• **WORK TO DO**: Lines with "Generate a web" and "do preço da" mark the range, both included. Reproduce exactly that stretch, without pictures.

__________________________________________________

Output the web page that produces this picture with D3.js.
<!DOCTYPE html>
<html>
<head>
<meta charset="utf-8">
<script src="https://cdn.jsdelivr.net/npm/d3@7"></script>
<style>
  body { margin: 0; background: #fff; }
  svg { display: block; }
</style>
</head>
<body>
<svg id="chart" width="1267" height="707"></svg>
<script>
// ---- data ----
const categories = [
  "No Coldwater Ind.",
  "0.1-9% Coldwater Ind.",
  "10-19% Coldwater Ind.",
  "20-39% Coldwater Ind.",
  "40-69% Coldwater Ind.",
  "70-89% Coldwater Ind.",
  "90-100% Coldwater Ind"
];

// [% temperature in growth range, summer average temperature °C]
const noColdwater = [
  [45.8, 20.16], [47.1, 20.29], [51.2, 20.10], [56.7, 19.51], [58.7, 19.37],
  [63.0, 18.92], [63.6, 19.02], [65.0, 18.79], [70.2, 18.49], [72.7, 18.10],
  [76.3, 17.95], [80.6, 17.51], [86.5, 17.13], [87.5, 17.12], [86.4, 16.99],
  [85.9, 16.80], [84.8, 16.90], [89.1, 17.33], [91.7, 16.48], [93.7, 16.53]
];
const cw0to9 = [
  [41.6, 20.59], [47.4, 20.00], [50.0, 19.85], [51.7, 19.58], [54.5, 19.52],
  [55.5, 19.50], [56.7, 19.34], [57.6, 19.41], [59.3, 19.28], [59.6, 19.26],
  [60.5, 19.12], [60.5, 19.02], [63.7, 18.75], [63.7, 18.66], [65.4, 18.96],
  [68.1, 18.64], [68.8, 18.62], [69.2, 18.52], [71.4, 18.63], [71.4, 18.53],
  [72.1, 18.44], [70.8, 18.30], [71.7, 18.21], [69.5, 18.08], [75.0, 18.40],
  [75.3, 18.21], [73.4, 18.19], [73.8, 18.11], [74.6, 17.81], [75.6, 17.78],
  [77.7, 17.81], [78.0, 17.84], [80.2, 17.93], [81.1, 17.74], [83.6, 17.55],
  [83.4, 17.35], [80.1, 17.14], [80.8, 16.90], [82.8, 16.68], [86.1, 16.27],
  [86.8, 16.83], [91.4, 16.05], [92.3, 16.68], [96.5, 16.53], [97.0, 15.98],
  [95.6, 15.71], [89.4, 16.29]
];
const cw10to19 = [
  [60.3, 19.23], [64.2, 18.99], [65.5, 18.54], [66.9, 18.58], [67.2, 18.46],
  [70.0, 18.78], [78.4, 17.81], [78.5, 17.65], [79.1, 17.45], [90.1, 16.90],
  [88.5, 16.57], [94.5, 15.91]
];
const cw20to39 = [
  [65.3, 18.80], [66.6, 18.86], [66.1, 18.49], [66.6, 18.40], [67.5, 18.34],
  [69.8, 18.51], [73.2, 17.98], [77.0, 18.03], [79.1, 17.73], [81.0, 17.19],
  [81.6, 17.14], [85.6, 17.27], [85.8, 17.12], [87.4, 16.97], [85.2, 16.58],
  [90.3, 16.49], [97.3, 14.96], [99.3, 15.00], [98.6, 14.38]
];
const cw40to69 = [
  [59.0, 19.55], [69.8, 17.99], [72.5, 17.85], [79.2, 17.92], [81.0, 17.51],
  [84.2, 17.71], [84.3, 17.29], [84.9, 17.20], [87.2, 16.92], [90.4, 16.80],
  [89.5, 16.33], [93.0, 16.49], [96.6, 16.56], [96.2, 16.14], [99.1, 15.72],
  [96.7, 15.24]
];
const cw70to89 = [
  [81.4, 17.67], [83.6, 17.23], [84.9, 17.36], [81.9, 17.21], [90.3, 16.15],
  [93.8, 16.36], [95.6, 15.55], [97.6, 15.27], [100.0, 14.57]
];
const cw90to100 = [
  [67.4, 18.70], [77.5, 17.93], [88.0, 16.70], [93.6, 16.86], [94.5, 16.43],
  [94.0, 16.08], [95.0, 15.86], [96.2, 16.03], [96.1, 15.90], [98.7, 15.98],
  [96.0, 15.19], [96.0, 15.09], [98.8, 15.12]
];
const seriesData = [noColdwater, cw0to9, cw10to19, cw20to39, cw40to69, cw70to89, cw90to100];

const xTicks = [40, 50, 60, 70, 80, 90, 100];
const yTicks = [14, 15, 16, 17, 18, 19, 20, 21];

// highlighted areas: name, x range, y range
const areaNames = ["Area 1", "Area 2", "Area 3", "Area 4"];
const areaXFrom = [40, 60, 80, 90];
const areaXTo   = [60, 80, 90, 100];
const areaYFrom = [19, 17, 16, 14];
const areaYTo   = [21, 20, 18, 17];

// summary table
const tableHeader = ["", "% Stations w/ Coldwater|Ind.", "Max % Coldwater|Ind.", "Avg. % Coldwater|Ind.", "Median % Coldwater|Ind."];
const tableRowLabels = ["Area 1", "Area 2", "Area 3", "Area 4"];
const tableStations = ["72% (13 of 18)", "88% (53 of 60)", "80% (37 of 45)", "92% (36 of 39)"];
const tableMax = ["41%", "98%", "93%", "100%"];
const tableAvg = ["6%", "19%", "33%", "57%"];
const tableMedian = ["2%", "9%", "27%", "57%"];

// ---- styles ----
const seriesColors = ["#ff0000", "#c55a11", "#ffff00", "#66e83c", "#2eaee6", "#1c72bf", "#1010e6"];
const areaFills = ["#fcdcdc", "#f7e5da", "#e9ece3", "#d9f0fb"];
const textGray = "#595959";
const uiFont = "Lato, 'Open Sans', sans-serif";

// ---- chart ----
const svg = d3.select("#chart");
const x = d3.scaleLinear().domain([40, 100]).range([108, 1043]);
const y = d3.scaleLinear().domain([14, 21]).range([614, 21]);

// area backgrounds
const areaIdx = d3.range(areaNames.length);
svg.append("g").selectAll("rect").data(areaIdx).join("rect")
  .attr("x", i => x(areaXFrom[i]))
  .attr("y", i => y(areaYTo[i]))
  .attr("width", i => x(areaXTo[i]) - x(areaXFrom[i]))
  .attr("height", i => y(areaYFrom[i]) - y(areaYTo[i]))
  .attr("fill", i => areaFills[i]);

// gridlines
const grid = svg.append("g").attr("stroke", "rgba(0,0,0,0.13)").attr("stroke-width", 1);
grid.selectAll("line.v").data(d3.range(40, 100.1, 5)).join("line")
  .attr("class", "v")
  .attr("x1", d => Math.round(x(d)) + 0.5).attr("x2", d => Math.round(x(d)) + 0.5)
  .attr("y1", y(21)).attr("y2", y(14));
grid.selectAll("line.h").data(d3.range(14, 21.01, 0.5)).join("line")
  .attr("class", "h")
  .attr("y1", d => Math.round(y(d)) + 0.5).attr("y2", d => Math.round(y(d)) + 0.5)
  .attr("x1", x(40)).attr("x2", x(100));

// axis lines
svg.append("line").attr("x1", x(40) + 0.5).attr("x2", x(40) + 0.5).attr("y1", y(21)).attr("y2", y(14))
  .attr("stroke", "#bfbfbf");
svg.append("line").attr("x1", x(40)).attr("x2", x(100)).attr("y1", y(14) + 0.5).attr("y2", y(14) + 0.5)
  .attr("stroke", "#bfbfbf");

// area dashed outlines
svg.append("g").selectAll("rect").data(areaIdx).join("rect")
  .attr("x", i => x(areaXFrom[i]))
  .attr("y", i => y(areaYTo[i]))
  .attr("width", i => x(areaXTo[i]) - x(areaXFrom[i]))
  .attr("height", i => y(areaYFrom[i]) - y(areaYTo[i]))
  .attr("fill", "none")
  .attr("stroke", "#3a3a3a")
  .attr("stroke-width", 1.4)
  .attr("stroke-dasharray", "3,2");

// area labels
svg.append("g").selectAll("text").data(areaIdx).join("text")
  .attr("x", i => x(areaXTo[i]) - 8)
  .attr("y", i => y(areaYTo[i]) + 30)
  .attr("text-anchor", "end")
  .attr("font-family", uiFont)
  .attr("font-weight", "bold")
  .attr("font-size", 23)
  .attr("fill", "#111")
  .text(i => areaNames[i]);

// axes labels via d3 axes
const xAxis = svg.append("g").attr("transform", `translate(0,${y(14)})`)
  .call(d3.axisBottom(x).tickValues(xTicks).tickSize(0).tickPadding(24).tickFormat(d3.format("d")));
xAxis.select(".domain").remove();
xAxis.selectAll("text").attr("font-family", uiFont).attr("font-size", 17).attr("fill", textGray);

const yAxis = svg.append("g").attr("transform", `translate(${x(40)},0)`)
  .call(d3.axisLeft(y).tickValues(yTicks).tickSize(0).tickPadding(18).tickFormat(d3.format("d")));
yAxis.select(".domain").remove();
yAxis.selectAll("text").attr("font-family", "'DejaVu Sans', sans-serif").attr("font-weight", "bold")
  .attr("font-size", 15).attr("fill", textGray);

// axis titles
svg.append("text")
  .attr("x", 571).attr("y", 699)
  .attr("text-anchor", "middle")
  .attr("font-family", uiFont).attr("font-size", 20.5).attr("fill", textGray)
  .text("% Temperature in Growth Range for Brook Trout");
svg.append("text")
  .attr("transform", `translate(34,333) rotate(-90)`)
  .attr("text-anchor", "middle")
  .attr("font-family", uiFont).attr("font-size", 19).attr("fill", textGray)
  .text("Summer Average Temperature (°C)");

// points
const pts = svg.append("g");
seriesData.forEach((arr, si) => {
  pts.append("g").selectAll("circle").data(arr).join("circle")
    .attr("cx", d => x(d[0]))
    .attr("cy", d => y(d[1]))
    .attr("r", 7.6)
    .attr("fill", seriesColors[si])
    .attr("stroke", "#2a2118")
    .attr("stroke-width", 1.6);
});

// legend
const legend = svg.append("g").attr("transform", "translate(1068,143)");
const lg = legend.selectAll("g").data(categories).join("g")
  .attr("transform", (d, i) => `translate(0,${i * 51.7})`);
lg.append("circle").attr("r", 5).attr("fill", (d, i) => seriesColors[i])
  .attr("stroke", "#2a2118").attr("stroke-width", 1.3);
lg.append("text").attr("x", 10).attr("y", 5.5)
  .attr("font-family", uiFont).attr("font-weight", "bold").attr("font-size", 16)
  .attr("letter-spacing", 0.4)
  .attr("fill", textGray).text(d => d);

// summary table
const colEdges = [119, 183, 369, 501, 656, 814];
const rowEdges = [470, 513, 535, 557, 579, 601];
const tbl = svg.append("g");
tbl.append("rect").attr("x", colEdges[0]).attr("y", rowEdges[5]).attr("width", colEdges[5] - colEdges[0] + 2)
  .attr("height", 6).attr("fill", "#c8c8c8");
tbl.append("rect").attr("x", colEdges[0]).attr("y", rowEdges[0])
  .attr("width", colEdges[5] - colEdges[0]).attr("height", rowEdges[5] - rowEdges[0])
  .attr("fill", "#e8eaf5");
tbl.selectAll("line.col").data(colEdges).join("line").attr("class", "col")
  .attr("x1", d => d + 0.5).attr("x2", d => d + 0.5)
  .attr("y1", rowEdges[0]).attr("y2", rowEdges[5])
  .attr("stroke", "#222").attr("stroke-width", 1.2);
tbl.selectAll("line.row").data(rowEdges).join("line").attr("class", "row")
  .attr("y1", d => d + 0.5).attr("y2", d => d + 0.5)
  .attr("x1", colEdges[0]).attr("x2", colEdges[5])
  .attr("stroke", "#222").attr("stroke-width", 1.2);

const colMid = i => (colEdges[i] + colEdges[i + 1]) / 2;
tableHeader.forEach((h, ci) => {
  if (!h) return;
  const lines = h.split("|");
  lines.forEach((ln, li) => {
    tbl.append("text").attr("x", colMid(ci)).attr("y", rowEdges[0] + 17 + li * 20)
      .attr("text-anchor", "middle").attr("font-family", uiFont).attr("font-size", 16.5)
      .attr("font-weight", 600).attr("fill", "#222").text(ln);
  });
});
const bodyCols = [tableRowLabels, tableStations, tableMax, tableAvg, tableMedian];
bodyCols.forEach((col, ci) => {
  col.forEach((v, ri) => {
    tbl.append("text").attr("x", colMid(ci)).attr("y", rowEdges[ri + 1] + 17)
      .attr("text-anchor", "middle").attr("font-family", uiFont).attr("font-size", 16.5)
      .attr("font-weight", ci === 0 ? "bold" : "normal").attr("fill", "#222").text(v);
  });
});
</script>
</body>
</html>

__________________________________________________

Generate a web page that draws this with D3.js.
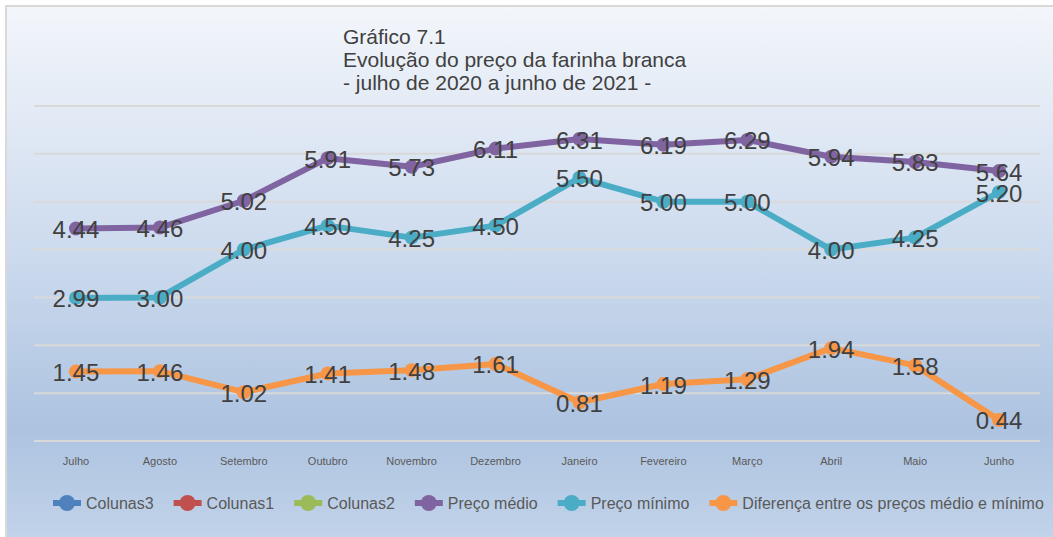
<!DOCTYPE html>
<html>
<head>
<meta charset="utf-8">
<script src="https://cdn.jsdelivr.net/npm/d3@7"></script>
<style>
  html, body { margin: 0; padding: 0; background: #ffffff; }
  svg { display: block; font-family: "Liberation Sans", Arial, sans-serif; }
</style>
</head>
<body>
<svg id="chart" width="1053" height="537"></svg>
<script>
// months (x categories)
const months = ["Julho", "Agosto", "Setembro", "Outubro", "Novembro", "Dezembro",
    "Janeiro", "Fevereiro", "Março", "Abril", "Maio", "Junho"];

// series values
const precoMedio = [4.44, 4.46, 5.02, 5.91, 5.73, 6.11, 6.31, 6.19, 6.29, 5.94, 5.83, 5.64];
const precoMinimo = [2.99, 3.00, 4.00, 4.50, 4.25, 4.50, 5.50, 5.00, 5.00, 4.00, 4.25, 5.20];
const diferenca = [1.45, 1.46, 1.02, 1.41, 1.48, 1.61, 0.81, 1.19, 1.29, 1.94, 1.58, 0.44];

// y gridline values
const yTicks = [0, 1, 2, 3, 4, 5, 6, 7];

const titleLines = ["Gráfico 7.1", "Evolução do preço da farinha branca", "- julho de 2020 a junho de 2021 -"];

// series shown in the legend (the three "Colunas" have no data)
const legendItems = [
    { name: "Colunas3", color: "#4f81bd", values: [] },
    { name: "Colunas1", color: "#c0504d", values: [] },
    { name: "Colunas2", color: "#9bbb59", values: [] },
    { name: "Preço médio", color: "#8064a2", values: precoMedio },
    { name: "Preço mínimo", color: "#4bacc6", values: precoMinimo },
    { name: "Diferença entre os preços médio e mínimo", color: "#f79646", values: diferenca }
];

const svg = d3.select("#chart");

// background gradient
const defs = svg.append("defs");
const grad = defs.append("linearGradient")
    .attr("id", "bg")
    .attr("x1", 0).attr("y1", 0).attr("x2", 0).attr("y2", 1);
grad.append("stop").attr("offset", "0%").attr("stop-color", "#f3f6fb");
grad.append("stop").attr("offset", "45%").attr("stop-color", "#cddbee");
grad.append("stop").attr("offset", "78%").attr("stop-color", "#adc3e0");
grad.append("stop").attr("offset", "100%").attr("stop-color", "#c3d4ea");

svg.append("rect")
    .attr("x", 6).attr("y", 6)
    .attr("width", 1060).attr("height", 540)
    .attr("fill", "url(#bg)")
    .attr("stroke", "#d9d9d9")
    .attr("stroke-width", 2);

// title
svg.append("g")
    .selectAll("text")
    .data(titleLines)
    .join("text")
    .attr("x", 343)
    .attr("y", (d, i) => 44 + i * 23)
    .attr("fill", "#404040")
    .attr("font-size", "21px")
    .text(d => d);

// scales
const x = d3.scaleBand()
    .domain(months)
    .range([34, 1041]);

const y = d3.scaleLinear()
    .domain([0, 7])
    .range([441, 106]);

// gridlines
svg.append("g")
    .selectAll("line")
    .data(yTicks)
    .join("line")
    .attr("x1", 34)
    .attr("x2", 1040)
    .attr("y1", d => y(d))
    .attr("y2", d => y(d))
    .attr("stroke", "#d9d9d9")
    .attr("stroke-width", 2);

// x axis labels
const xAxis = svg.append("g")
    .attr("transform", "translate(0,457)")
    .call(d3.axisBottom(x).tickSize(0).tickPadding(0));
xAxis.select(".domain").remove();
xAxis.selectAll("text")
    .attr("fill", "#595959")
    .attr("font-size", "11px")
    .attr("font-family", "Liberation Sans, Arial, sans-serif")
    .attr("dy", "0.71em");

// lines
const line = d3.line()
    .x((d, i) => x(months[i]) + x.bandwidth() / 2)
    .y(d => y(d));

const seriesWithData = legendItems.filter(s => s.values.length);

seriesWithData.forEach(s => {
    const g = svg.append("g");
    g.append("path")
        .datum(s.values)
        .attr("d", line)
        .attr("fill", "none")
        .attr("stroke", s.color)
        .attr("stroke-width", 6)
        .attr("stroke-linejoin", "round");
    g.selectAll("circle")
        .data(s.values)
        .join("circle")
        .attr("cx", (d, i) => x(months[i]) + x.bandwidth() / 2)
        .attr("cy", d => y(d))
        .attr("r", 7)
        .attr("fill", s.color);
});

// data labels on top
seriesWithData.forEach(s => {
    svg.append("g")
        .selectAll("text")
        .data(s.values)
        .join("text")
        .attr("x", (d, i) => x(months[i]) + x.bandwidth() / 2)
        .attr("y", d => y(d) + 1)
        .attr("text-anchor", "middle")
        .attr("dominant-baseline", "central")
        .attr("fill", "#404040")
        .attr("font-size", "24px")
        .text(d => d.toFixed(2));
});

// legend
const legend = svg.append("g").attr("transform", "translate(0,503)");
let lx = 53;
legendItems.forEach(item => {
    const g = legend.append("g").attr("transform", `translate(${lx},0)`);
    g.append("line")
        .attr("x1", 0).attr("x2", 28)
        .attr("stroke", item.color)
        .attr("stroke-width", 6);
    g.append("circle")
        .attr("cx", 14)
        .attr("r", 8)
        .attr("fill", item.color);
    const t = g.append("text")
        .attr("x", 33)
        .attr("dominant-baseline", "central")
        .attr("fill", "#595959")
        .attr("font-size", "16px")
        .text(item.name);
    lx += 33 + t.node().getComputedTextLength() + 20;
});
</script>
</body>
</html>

__________________________________________________

• **FINAL ANSWER**:
Generate a web page that draws this with D3.js.
<!DOCTYPE html>
<html>
<head>
<meta charset="utf-8">
<script src="https://cdn.jsdelivr.net/npm/d3@7"></script>
<style>
  html, body { margin: 0; padding: 0; background: #ffffff; }
  svg { display: block; font-family: "Liberation Sans", Arial, sans-serif; }
</style>
</head>
<body>
<svg id="chart" width="1053" height="537"></svg>
<script>
// months (x categories)
const months = ["Julho", "Agosto", "Setembro", "Outubro", "Novembro", "Dezembro",
    "Janeiro", "Fevereiro", "Março", "Abril", "Maio", "Junho"];

// series values
const precoMedio = [4.44, 4.46, 5.02, 5.91, 5.73, 6.11, 6.31, 6.19, 6.29, 5.94, 5.83, 5.64];
const precoMinimo = [2.99, 3.00, 4.00, 4.50, 4.25, 4.50, 5.50, 5.00, 5.00, 4.00, 4.25, 5.20];
const diferenca = [1.45, 1.46, 1.02, 1.41, 1.48, 1.61, 0.81, 1.19, 1.29, 1.94, 1.58, 0.44];

// y gridline values
const yTicks = [0, 1, 2, 3, 4, 5, 6, 7];

const titleLines = ["Gráfico 7.1", "Evolução do preço da farinha branca", "- julho de 2020 a junho de 2021 -"];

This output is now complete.